What advice would you give to a BAME woman looking to progress their career in Banking or FS?
As a woman, you've got to be twice as good. As a black woman, probably three or four times as good. You really do have to know your stuff, in terms of the latest thinking and understanding the business. My advice is to build relationships and networks because getting to know everybody is vital. Socialising and taking part are important too - you will miss out on something if you don't immerse yourself. Make sure you get yourself heard by speaking up in meetings and volunteer for things outside of your role. I think that getting a mentor or a coach early on in your career is great, and a sponsor later in your career is essential. They can help you focus on your goals and what you want to achieve. Talking about it and letting it be known that you want to get on really counts, because no one will notice you just sitting there working really hard.

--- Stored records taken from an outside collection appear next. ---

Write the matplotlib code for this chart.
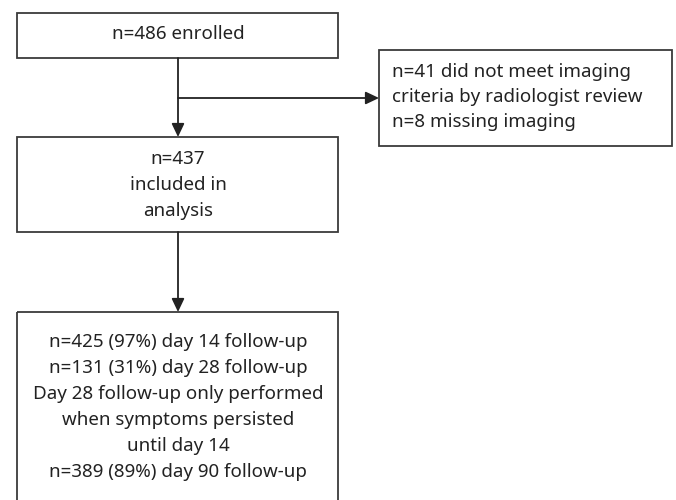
import matplotlib
matplotlib.use("Agg")
import matplotlib.pyplot as plt
from matplotlib.patches import Rectangle

plt.rcParams['font.family'] = ['Noto Sans', 'DejaVu Sans']

enrolled_text = ["n=486 enrolled"]
excluded_text = ["n=41 did not meet imaging", "criteria by radiologist review", "n=8 missing imaging"]
included_text = ["n=437", "included in", "analysis"]
followup_text = ["n=425 (97%) day 14 follow-up", "n=131 (31%) day 28 follow-up",
                 "Day 28 follow-up only performed", "when symptoms persisted",
                 "until day 14", "n=389 (89%) day 90 follow-up"]

W, H = 676, 500
fig = plt.figure(figsize=(W/100, H/100), dpi=100)
ax = fig.add_axes([0, 0, 1, 1])
ax.set_xlim(0, W)
ax.set_ylim(H, 0)
ax.axis('off')

ec = '#3a3a3a'
tc = '#222222'
fs = 13.5
lw = 1.3

def box(x0, y0, x1, y1):
    ax.add_patch(Rectangle((x0, y0), x1 - x0, y1 - y0, fill=False, ec=ec, lw=lw))

def lines(texts, x, y0, dy, ha='center'):
    for i, t in enumerate(texts):
        ax.text(x, y0 + i*dy, t, ha=ha, va='center', fontsize=fs, color=tc)

def arrow(x0, y0, x1, y1):
    ax.annotate('', xy=(x1, y1), xytext=(x0, y0),
                arrowprops=dict(arrowstyle='-|>,head_length=0.8,head_width=0.38',
                                color='#222222', lw=lw, shrinkA=0, shrinkB=0))

# boxes
box(17, 13, 338, 58)
box(379, 50, 672, 146)
box(17, 137, 338, 232)
box(17, 312, 338, 510)

lines(enrolled_text, 178, 34, 26)
lines(excluded_text, 392, 72, 25, ha='left')
lines(included_text, 178, 159, 26)
lines(followup_text, 178, 342, 26)

# connectors
arrow(178, 58, 178, 137)
arrow(178, 98, 379, 98)
arrow(178, 232, 178, 312)

fig.savefig('out.png', dpi=100)
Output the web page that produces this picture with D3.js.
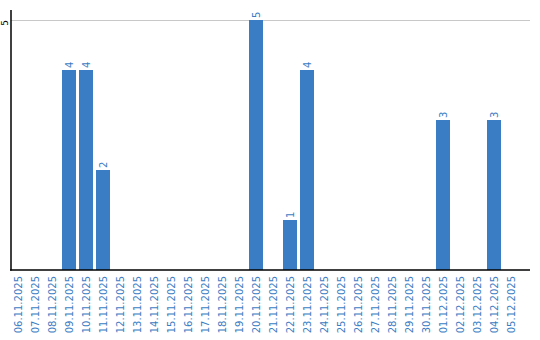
<!DOCTYPE html>
<html>
<head>
<meta charset="utf-8">
<script src="https://cdn.jsdelivr.net/npm/d3@7"></script>
<style>
  body { margin: 0; background: #fff; }
  text { font-family: "DejaVu Sans", sans-serif; }
</style>
</head>
<body>
<div id="chart"></div>
<script>
const days = ["06.11.2025", "07.11.2025", "08.11.2025", "09.11.2025", "10.11.2025",
  "11.11.2025", "12.11.2025", "13.11.2025", "14.11.2025", "15.11.2025",
  "16.11.2025", "17.11.2025", "18.11.2025", "19.11.2025", "20.11.2025",
  "21.11.2025", "22.11.2025", "23.11.2025", "24.11.2025", "25.11.2025",
  "26.11.2025", "27.11.2025", "28.11.2025", "29.11.2025", "30.11.2025",
  "01.12.2025", "02.12.2025", "03.12.2025", "04.12.2025", "05.12.2025"];
const counts = [0, 0, 0, 4, 4, 2, 0, 0, 0, 0,
  0, 0, 0, 0, 5, 0, 1, 4, 0, 0,
  0, 0, 0, 0, 0, 3, 0, 0, 3, 0];
const yTicks = [5];

const width = 540, height = 340;
const blue = "#3b7dc4";

const svg = d3.select("#chart").append("svg")
  .attr("width", width)
  .attr("height", height);

const x = d3.scaleBand()
  .domain(days)
  .range([9.5, 519.5])
  .paddingInner(0.18)
  .paddingOuter(0.09);

const y = d3.scaleLinear()
  .domain([0, 5])
  .range([270, 20]);

// grid line
svg.append("g")
  .selectAll("line")
  .data(yTicks)
  .join("line")
    .attr("x1", 11).attr("x2", 530)
    .attr("y1", d => y(d) + 0.5).attr("y2", d => y(d) + 0.5)
    .attr("stroke", "#c8c8c8");

// bars
const data = days.map((d, i) => ({ day: d, n: counts[i] })).filter(d => d.n > 0);

svg.append("g")
  .attr("fill", blue)
  .selectAll("rect")
  .data(data)
  .join("rect")
    .attr("x", d => Math.round(x(d.day)))
    .attr("y", d => y(d.n))
    .attr("width", 14)
    .attr("height", d => y(0) - y(d.n));

// value labels
svg.append("g")
  .selectAll("text")
  .data(data)
  .join("text")
    .attr("transform", d => `translate(${Math.round(x(d.day)) + 7 + 3.5},${y(d.n) - 2}) rotate(-90)`)
    .attr("fill", blue)
    .attr("font-size", "10px")
    .text(d => d.n);

// x axis labels
svg.append("g")
  .selectAll("text")
  .data(days)
  .join("text")
    .attr("transform", d => `translate(${Math.round(x(d)) + 7 + 3.5},276) rotate(-90)`)
    .attr("text-anchor", "end")
    .attr("fill", blue)
    .attr("font-size", "10px")
    .text(d => d);

// y tick labels
svg.append("g")
  .selectAll("text")
  .data(yTicks)
  .join("text")
    .attr("transform", d => `translate(8,${y(d) + 3}) rotate(-90)`)
    .attr("text-anchor", "middle")
    .attr("fill", "#000")
    .attr("font-size", "9px")
    .text(d => d);

// axes lines
svg.append("line")
  .attr("x1", 11).attr("x2", 11)
  .attr("y1", 10).attr("y2", 270.5)
  .attr("stroke", "#000").attr("stroke-width", 1.5);
svg.append("line")
  .attr("x1", 10).attr("x2", 530)
  .attr("y1", 270).attr("y2", 270)
  .attr("stroke", "#000").attr("stroke-width", 1.5);
</script>
</body>
</html>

Do you have any role models?
Yes, my ultimate role model is my mother, who came to England from Dominica with my father in 1956, and whose sacrifices, drive and ambition helped to get me to where I am today.
Within the Bank we have a black female CFO Afua Kyei, she is a good role model for me.
Outside of the Bank, it is Sharon White who was at the Treasury and Ofcom and is now the chair of John Lewis. That's where I want to see more women and more black women. We need representation at that level. We need more Sharon Whites!